Iran is not the first adversary to utilize this approach. Russian intelligence services have long seen benefit in sending officers of the infamous “Illegals Program” through Canada to operate or train before entering the United States. These officers operating under commercial or non-official cover (NOC) were extremely adept at identifying and exploiting cross-jurisdictional inefficiencies in these same identity systems.
Fixing the Front Door
The case of the Yousefijam brothers demands more than retrospective analysis. It calls for a strategic rethinking of how financial institutions and indeed any organization approach insider threats.
Too often, security investments prioritize external risks: cyberattacks, data breaches, and perimeter defenses. But as this case illustrates, the most effective breach may come not from outside the system, but from someone hired to protect it.
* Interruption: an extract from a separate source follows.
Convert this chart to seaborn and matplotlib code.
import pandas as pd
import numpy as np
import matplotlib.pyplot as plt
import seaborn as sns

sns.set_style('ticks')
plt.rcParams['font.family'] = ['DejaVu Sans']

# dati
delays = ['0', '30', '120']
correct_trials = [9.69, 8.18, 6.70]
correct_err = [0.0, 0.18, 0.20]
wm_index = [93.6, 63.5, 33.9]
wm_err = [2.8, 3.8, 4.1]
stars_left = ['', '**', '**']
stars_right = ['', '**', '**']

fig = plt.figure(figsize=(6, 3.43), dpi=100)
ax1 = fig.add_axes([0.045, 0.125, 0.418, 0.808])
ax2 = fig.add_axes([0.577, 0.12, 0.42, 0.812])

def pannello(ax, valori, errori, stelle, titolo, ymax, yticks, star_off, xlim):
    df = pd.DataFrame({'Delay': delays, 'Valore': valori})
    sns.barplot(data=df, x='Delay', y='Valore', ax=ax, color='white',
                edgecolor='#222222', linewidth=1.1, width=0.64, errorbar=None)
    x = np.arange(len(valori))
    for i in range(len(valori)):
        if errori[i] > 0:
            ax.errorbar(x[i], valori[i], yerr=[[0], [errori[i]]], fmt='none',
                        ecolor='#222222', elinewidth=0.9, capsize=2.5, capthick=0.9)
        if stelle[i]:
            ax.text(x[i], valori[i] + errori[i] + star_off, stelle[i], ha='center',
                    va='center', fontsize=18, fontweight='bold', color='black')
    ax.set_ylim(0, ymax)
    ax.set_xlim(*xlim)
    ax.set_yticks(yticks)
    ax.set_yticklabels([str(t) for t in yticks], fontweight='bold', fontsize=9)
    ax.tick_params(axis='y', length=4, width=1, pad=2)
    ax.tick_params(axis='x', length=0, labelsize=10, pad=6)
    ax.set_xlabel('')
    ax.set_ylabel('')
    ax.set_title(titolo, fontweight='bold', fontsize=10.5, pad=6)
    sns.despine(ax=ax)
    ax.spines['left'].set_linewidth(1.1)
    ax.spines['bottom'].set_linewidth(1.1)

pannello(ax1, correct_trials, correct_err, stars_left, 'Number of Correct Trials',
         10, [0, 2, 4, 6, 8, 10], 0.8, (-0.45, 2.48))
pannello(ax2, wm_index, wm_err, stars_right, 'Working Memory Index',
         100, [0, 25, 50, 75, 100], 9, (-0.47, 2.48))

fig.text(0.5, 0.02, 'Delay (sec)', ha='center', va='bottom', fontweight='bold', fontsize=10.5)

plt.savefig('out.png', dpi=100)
Modern adversaries understand this. They are increasingly shifting their focus toward roles that offer privileged access to sensitive systems, compliance workflows, and enforcement decision points. Regulatory and AML functions, far from being neutral back-office roles, are now operational chokepoints where knowledge of internal processes becomes intelligence.
This shift highlights a broader industry challenge: an overreliance on automated systems and a parallel underestimation of the human element. While algorithms and software can detect unusual patterns, they are not designed to recognize calculated normalcy performed by someone who knows what NOT to trigger.
Responding to this reality requires more than improved background checks. It means building human-centered risk programs that account for identity evolution, jurisdictional blind spots, and adversarial tradecraft. It means viewing hiring decisions, especially in compliance and control roles, as part of the organization’s broader risk surface.
Ultimately, institutions must begin treating identity verification and personnel vetting with the same rigor applied to their cybersecurity protocols. Not because everyone is a threat, but because the few who are understand exactly how to avoid looking like one.